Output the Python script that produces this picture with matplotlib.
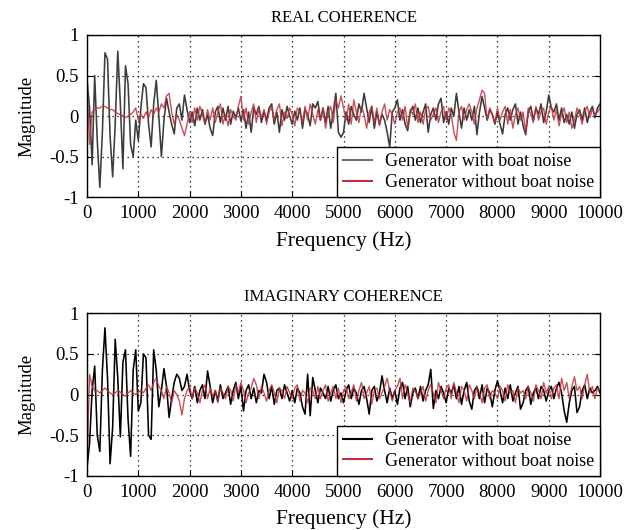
import numpy as np
import matplotlib
matplotlib.use("Agg")
import matplotlib.pyplot as plt

plt.rcParams['font.family'] = ['Liberation Serif', 'DejaVu Serif']

# frequency grid (Hz), 50 Hz step
freq = np.arange(0, 10001, 50)

# real coherence, generator with boat noise
real_boat = [
    0.45, 0.10, -0.60, 0.50, -0.30, -0.88, -0.20, 0.78, 0.70, -0.25,
    -0.75, -0.10, 0.80, 0.15, -0.65, 0.62, 0.40, -0.35, -0.50, -0.05,
    -0.30, 0.10, 0.40, 0.35, -0.10, -0.38, 0.15, 0.44, 0.00, -0.50,
    -0.05, 0.22, 0.05, -0.10, -0.22, 0.10, 0.15, -0.05, 0.26, 0.08,
    -0.08, 0.05, -0.12, 0.10, -0.05, 0.08, -0.10, 0.02, -0.15, -0.24,
    0.05, 0.12, -0.08, 0.10, -0.05, 0.12, -0.10, 0.06, -0.02, 0.10,
    -0.06, 0.08, -0.15, 0.05, -0.20, 0.10, 0.02, 0.12, -0.08, 0.06,
    -0.05, 0.10, 0.15, -0.10, 0.05, -0.20, 0.08, -0.05, 0.12, 0.00,
    -0.10, 0.06, -0.05, 0.10, -0.15, 0.08, 0.02, -0.12, 0.15, 0.10,
    0.18, -0.05, 0.10, -0.08, 0.12, -0.15, 0.05, 0.28, -0.20, -0.26,
    -0.20, 0.05, -0.10, 0.12, 0.02, -0.05, 0.15, 0.05, 0.28, 0.10,
    -0.08, 0.12, -0.15, 0.05, -0.10, 0.02, -0.05, -0.20, -0.38, 0.05,
    0.10, 0.20, -0.05, 0.08, -0.10, -0.18, 0.05, 0.12, -0.05, 0.10,
    -0.08, 0.05, 0.15, -0.20, 0.02, 0.10, -0.05, 0.15, 0.22, -0.08,
    0.05, -0.10, 0.10, 0.00, 0.28, 0.05, -0.15, 0.10, -0.05, 0.08,
    -0.05, 0.12, -0.23, 0.05, 0.24, 0.10, -0.05, 0.08, 0.02, -0.10,
    0.05, -0.10, -0.22, 0.02, 0.10, -0.05, 0.08, 0.15, -0.10, 0.05,
    -0.12, -0.23, 0.05, 0.12, -0.05, 0.10, 0.02, 0.15, -0.08, 0.05,
    0.26, 0.10, 0.05, 0.15, -0.05, 0.10, -0.08, 0.02, -0.10, 0.05,
    -0.15, 0.02, 0.08, -0.05, 0.10, -0.08, 0.05, 0.12, -0.02, 0.10,
    0.15,
]

# real coherence, generator without boat noise
real_clean = [
    0.40, -0.35, 0.05, 0.08, 0.10, 0.10, 0.12, 0.12, 0.10, 0.08,
    0.08, 0.05, 0.03, 0.02, 0.00, -0.02, 0.00, 0.02, 0.05, 0.10,
    -0.05, 0.02, -0.03, 0.05, -0.02, 0.08, 0.02, 0.10, 0.05, 0.15,
    0.10, 0.25, 0.28, 0.05, -0.10, 0.02, -0.05, -0.15, -0.24, -0.10,
    0.05, -0.08, 0.10, -0.05, 0.12, 0.02, -0.10, 0.08, -0.05, 0.10,
    -0.08, 0.05, 0.15, -0.10, 0.02, -0.12, 0.08, 0.00, -0.05, 0.12,
    0.24, -0.05, 0.10, -0.10, 0.05, 0.15, -0.08, 0.10, -0.02, 0.08,
    -0.10, 0.05, 0.12, -0.05, 0.08, 0.15, -0.12, 0.05, -0.03, 0.10,
    0.02, -0.12, 0.10, 0.05, -0.08, 0.12, -0.05, 0.15, 0.02, -0.10,
    0.08, -0.05, 0.10, -0.15, 0.05, 0.12, -0.08, 0.20, 0.10, 0.25,
    0.10, -0.05, 0.15, -0.10, 0.20, 0.05, -0.08, 0.12, 0.02, -0.15,
    0.05, 0.12, -0.08, 0.10, -0.12, 0.05, 0.15, -0.05, 0.08, 0.02,
    -0.10, 0.05, 0.10, -0.05, 0.12, -0.15, 0.08, 0.02, 0.15, -0.08,
    0.05, -0.10, 0.08, 0.12, -0.05, 0.02, 0.10, -0.08, 0.05, 0.12,
    -0.05, 0.10, 0.02, -0.20, -0.30, 0.05, 0.12, -0.05, 0.08, 0.15,
    0.05, -0.10, 0.10, 0.20, 0.32, 0.28, -0.05, 0.10, 0.02, -0.08,
    0.10, -0.05, 0.05, 0.12, -0.10, 0.08, -0.15, 0.02, 0.10, -0.05,
    0.05, -0.20, 0.10, 0.02, -0.08, 0.12, -0.05, 0.05, 0.10, -0.10,
    0.05, 0.12, -0.05, 0.08, -0.12, 0.02, 0.10, -0.08, 0.05, -0.15,
    -0.05, 0.10, 0.02, -0.10, 0.05, 0.12, -0.02, 0.08, 0.02, 0.05,
    0.10,
]

# imaginary coherence, generator with boat noise
imag_boat = [
    -0.90, -0.60, 0.05, 0.35, -0.50, -0.70, 0.30, 0.82, 0.20, -0.85,
    -0.40, 0.68, 0.20, -0.52, 0.40, 0.55, -0.30, -0.76, 0.30, 0.55,
    -0.20, -0.10, 0.50, 0.45, -0.50, -0.55, 0.55, 0.30, -0.15, 0.05,
    0.32, 0.10, -0.28, -0.05, 0.15, 0.25, 0.20, 0.05, 0.10, 0.25,
    0.05, -0.05, 0.10, -0.10, 0.05, 0.12, -0.05, 0.29, 0.10, -0.10,
    0.05, -0.08, 0.12, -0.05, 0.02, 0.10, -0.12, 0.05, 0.15, -0.05,
    0.10, -0.20, 0.05, 0.12, -0.05, 0.08, -0.10, 0.05, 0.02, 0.25,
    0.15, -0.05, 0.10, -0.12, 0.05, 0.08, -0.05, 0.12, 0.02, -0.08,
    0.05, -0.10, 0.08, 0.02, -0.15, -0.24, 0.25, -0.26, 0.21, 0.05,
    -0.10, 0.08, 0.02, -0.05, 0.10, -0.08, 0.05, 0.12, -0.05, 0.02,
    -0.10, 0.05, 0.12, -0.05, 0.08, 0.02, -0.12, 0.05, 0.10, -0.05,
    -0.24, 0.05, 0.10, -0.08, 0.02, 0.23, 0.05, -0.10, 0.08, -0.05,
    0.05, -0.12, 0.08, 0.15, -0.05, 0.10, -0.15, 0.02, 0.08, -0.05,
    0.10, -0.08, 0.05, 0.12, 0.31, -0.17, 0.05, -0.05, 0.10, 0.02,
    -0.10, 0.08, 0.02, 0.12, -0.05, 0.10, -0.12, 0.05, 0.15, -0.08,
    -0.18, 0.05, 0.10, -0.05, 0.12, -0.10, 0.08, 0.02, -0.15, 0.05,
    0.17, 0.05, -0.10, 0.08, -0.05, 0.12, -0.08, 0.02, 0.10, -0.18,
    -0.10, 0.05, 0.10, -0.12, 0.02, 0.08, -0.05, 0.10, 0.05, -0.08,
    0.05, 0.10, -0.05, 0.08, 0.15, 0.02, -0.20, -0.34, -0.10, 0.05,
    0.10, -0.22, -0.15, 0.05, 0.12, -0.05, 0.08, 0.02, 0.05, 0.10,
    0.02,
]

# imaginary coherence, generator without boat noise
imag_clean = [
    -0.90, 0.25, 0.10, 0.05, 0.05, 0.02, 0.05, 0.08, 0.05, 0.02,
    0.00, 0.02, 0.05, 0.03, 0.00, -0.02, 0.02, 0.05, 0.02, 0.00,
    0.03, 0.05, 0.02, 0.08, 0.12, 0.05, 0.15, 0.20, 0.10, 0.05,
    -0.05, 0.10, 0.02, -0.10, 0.05, 0.00, -0.08, -0.25, -0.05, 0.05,
    0.10, -0.05, 0.08, 0.02, -0.10, 0.05, 0.12, -0.05, 0.08, -0.02,
    0.05, -0.10, 0.08, 0.02, -0.05, 0.10, 0.05, -0.08, 0.12, 0.02,
    0.15, 0.05, -0.10, 0.02, 0.08, 0.20, 0.12, -0.05, 0.10, 0.02,
    -0.08, 0.05, 0.12, 0.02, -0.10, 0.08, 0.05, -0.05, 0.10, 0.02,
    -0.05, 0.08, 0.12, -0.08, 0.05, 0.02, -0.10, 0.08, 0.05, -0.05,
    0.10, -0.05, 0.05, 0.12, -0.08, 0.02, 0.10, -0.05, 0.08, -0.10,
    0.05, 0.10, -0.05, 0.02, 0.12, -0.08, 0.05, 0.15, -0.05, 0.02,
    0.10, -0.12, 0.05, 0.08, -0.05, 0.02, 0.10, 0.20, 0.05, -0.08,
    0.05, 0.10, 0.20, -0.05, 0.12, 0.02, -0.10, 0.08, 0.05, -0.05,
    0.02, 0.10, -0.08, 0.05, 0.12, 0.02, -0.10, 0.15, 0.05, -0.05,
    0.08, 0.12, -0.05, 0.15, 0.02, -0.10, 0.10, 0.05, -0.08, 0.12,
    0.05, -0.05, 0.10, 0.02, -0.10, 0.08, 0.12, -0.05, 0.05, 0.02,
    -0.05, 0.10, 0.05, -0.08, 0.12, 0.02, 0.05, -0.10, 0.08, 0.02,
    0.05, -0.05, 0.10, 0.02, -0.08, 0.12, 0.05, -0.05, 0.15, 0.02,
    0.10, -0.05, 0.08, 0.12, -0.05, 0.20, 0.05, 0.15, -0.05, 0.10,
    0.22, 0.05, 0.10, -0.05, 0.12, 0.25, 0.02, 0.10, -0.05, 0.08,
    0.05,
]

titles = ["REAL COHERENCE", "IMAGINARY COHERENCE"]
xticks = np.arange(0, 10001, 1000)
yticks = [-1, -0.5, 0, 0.5, 1]
yticklabels = ["-1", "-0.5", "0", "0.5", "1"]

fig = plt.figure(figsize=(6.35, 5.30), dpi=100)
ax1 = fig.add_axes([0.137, 0.628, 0.808, 0.306])
ax2 = fig.add_axes([0.137, 0.102, 0.808, 0.307])

panels = [
    (ax1, real_boat, real_clean, "#3c3c3c", "#707070"),
    (ax2, imag_boat, imag_clean, "black", "black"),
]

for (ax, boat, clean, kcol, legcol), title in zip(panels, titles):
    ax.plot(freq, boat, color=kcol, lw=1.15, label="Generator with boat noise")
    ax.plot(freq, clean, color="#c0303c", lw=1.0, alpha=0.85,
            label="Generator without boat noise")
    ax.set_xlim(0, 10000)
    ax.set_ylim(-1, 1)
    ax.set_xticks(xticks)
    ax.set_yticks(yticks)
    ax.set_yticklabels(yticklabels)
    ax.tick_params(direction="in", length=4, labelsize=13.5, top=False,
                   right=True, pad=6)
    ax.grid(True, color="black", linestyle=(0, (1, 3)), linewidth=0.9)
    for s in ax.spines.values():
        s.set_linewidth(1.0)
    ax.set_title(title, fontsize=12, pad=9)
    ax.set_xlabel("Frequency (Hz)", fontsize=15.5, labelpad=6)
    ax.set_ylabel("Magnitude", fontsize=13.5, labelpad=10)
    leg = ax.legend(loc="lower right", borderaxespad=0, fancybox=False,
                    framealpha=1, edgecolor="black", fontsize=13,
                    handlelength=1.6, handletextpad=0.7, borderpad=0.35,
                    labelspacing=0.2)
    leg.get_frame().set_linewidth(1.0)
    leg.get_lines()[0].set_color(legcol)
    leg.get_lines()[0].set_linewidth(1.5)
    leg.get_lines()[1].set_linewidth(1.5)
    leg.get_lines()[1].set_alpha(1)

fig.savefig("out.png", dpi=100)
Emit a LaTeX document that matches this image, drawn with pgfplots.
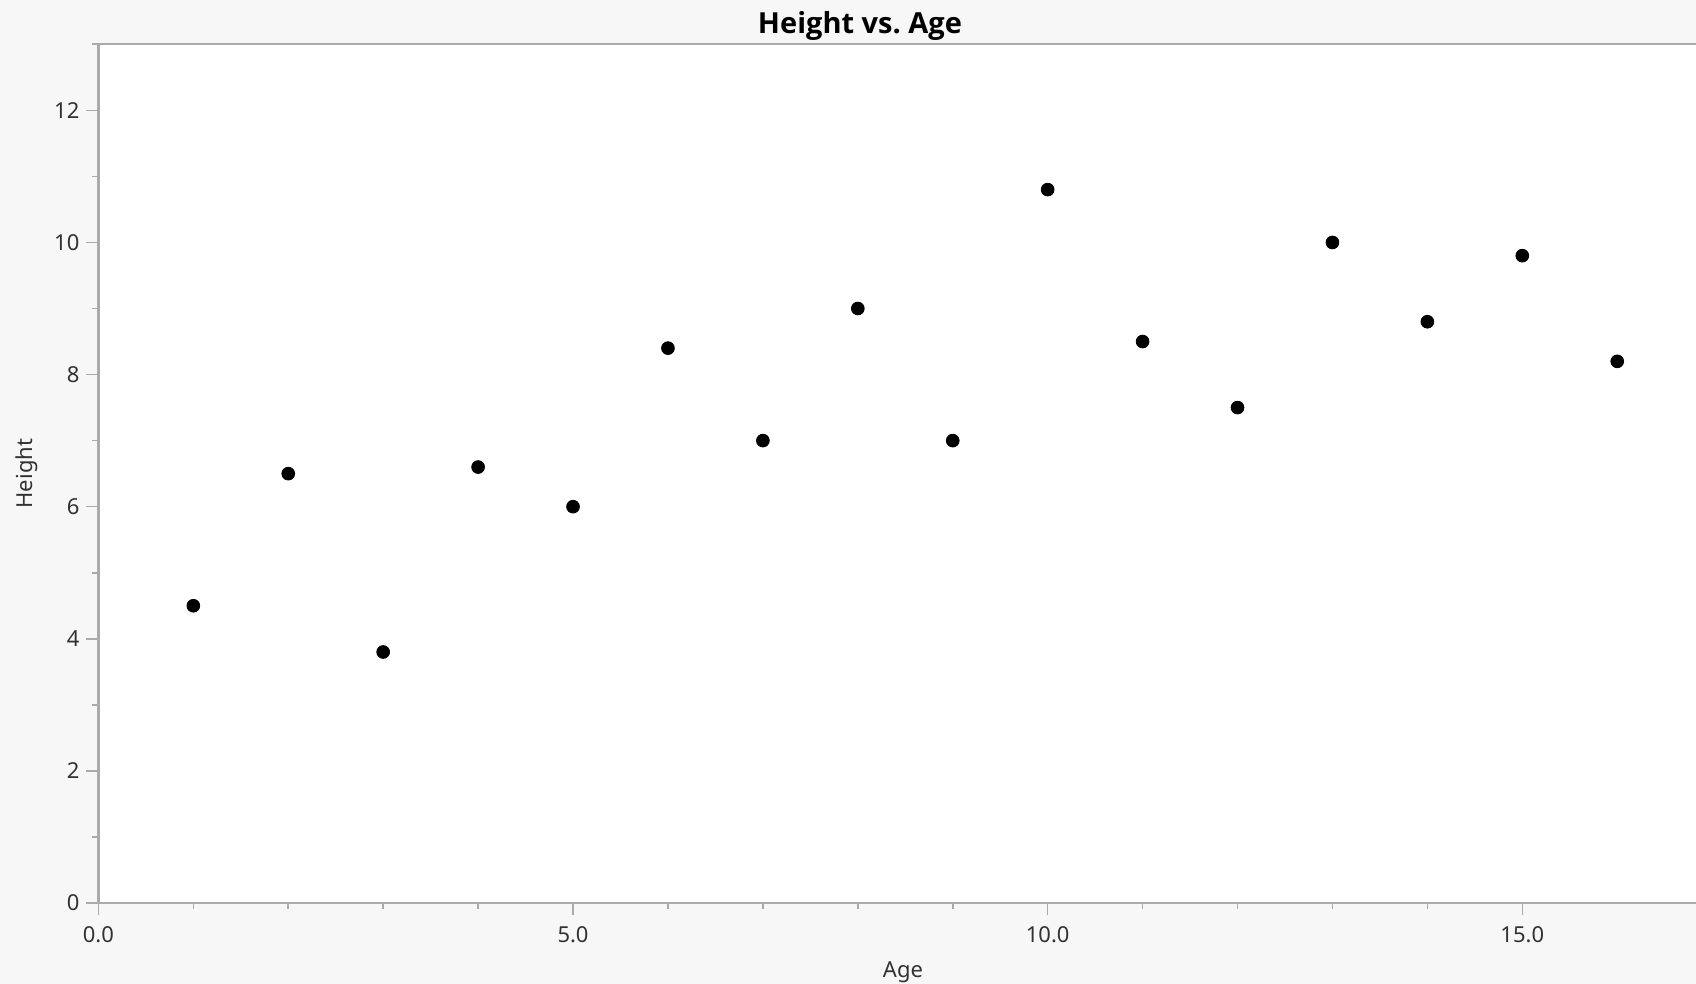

··········

--- THE REQUEST ---
Begin at the top of the records above and retype each line exactly until the line containing "freq = np.arange(0, 10001, 50)", which is included. Skip all pictures.

--- SOLUTION BELOW ---
Output the Python script that produces this picture with matplotlib.
import numpy as np
import matplotlib
matplotlib.use("Agg")
import matplotlib.pyplot as plt

plt.rcParams['font.family'] = ['Liberation Serif', 'DejaVu Serif']

# frequency grid (Hz), 50 Hz step
freq = np.arange(0, 10001, 50)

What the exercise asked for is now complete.